Congratulating Sanders, Warren dug into Michael Bloomberg, describing him not as a “tall” threat, but a “big one.”
“He’s not safe. He’s just rich,” she said of his claims he’s the Democratic Party’s best chance at defeating President Trump in the general election.
The Massachusetts senator, who was polling in fourth position ahead of the race’s third contest, drew the starkest contrasts between herself and Bloomberg, the former New York City mayor who she described as an “arrogant billionaire,” during the Nevada debate.
Although political observers eagerly anticipate another matchup between Warren and Bloomberg during Tuesday’s debate ahead of the South Carolina primary next Saturday, Nevada’s results suggest she would have benefited from distinguishing herself more from Joe Biden, 77, and Pete Buttigieg, 38, since she rarely criticizes ideological ally Sanders.
Nevada was always going to be a challenge for the former Harvard Law School professor and consumer advocate given her struggles to appeal to large swaths of minority Democrats, most evident in public opinion surveys put in the field in South Carolina.

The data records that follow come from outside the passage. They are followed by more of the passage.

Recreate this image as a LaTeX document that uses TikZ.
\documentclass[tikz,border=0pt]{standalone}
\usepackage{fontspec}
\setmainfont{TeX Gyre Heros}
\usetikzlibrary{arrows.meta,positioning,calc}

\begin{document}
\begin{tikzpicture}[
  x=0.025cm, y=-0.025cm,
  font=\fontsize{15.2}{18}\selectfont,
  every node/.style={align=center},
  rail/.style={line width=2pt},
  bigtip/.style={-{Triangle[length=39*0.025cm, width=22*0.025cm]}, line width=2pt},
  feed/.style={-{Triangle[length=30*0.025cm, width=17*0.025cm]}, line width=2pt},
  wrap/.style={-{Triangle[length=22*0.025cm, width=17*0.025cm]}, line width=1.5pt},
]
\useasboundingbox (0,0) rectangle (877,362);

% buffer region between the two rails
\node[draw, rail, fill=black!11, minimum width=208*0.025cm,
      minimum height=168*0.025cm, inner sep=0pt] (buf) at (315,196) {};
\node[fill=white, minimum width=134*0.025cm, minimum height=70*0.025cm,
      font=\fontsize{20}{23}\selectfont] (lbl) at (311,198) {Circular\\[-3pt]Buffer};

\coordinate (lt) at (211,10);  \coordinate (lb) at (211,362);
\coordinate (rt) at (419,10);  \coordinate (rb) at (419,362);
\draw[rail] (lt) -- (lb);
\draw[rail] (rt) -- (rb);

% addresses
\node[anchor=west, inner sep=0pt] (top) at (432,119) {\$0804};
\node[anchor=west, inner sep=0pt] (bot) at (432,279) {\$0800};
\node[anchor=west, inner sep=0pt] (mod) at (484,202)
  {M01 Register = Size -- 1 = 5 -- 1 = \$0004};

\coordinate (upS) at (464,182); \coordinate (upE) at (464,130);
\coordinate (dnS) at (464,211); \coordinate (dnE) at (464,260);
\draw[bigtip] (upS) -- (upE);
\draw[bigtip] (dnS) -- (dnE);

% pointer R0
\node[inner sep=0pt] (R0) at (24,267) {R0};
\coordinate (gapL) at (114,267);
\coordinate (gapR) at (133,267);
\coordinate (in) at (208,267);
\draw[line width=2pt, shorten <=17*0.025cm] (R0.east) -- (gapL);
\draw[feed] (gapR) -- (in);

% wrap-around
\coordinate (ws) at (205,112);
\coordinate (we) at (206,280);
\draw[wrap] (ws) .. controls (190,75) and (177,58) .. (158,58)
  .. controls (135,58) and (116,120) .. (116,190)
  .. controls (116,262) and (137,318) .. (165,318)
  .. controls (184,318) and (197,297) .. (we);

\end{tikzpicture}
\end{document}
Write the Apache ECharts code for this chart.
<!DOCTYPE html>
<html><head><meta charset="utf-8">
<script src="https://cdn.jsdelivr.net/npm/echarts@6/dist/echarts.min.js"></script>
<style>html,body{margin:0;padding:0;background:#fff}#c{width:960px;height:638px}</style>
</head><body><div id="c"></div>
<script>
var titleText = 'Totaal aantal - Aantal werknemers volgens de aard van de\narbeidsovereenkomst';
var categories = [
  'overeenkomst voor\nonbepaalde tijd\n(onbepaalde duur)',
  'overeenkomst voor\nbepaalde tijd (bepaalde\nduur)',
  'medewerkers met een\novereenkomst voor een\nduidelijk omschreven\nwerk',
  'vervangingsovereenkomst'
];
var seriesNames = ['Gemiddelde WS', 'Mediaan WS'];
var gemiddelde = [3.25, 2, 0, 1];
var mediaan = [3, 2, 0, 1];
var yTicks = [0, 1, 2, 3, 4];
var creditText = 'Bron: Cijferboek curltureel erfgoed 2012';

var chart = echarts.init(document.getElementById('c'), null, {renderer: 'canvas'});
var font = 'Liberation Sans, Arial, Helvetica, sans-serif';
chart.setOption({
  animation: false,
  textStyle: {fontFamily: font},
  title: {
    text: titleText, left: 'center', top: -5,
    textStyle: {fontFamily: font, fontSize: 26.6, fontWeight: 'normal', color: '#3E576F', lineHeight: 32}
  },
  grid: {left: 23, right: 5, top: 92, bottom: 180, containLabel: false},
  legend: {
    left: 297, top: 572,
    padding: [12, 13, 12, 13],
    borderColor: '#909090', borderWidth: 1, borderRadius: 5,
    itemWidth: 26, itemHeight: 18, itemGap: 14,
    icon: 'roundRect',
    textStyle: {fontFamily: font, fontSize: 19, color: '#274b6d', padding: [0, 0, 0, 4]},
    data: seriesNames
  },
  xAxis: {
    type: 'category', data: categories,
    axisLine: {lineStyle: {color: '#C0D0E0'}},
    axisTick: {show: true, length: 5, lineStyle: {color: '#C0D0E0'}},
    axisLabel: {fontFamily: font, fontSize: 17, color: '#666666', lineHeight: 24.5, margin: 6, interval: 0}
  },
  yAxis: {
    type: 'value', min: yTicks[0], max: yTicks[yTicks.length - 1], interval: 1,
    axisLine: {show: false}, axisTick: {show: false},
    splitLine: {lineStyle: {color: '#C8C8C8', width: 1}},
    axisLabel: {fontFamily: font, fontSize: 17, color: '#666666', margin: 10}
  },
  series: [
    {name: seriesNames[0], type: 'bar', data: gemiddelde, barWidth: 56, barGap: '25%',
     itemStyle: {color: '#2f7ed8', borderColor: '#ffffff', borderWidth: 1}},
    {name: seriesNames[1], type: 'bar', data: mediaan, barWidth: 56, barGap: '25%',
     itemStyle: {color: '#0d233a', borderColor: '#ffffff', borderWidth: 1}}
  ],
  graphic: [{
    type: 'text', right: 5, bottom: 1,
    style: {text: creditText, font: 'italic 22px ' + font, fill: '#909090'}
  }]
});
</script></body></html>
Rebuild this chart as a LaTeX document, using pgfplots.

“I am not a woman of color. I never got thrown across a hood. I have the privilege of never having been slammed into the wall by a police officer,” she said in North Las Vegas, promising that wouldn’t “happen to human beings” if she were in the White House.
With eight delegates in her ledger to Sanders’s 41 before Nevada, Warren’s performance was foreshadowed by disappointing outings in Iowa and New Hampshire, where she finished third and fourth respectively. Her ground game, once touted for the depth and breadth of its organization, not only failed to turn out supporters in the first two early voting states, it was also hurt by high-profile departures of diverse Nevada staff who complained about feeling like minority token hires.
But Warren seems set on staying in Democratic contention for the presidency until at least March 3, when 14 states weigh in, scheduling stops next week in Super Tuesday states, including Texas. She has additionally earmarked $200,000 for advertising in the Lone Star State, Oklahoma, and Washington, with spots already being broadcast in Colorado and Maine.
That aligns with her team which, prior to New Hampshire, laid out its path toward the nomination that continued until this summer’s Democratic National Convention in Milwaukee. Yet the team couldn’t name a state that she could win between now and then.
Federal Elections Commission disclosure documents this week also shed light on the Warren campaign’s financial situation, revealing they had opened a $3 million line of credit in January. The credit was unused after the senator raised about $21 million so far in February, approximately $9 million of that since the debate.
The FEC filings coincided with the once staunchly anti-super PAC crusader refusing to denounce the Persist PAC for buying $800,000 of air time for pro-Warren ads in Nevada ahead of the caucuses.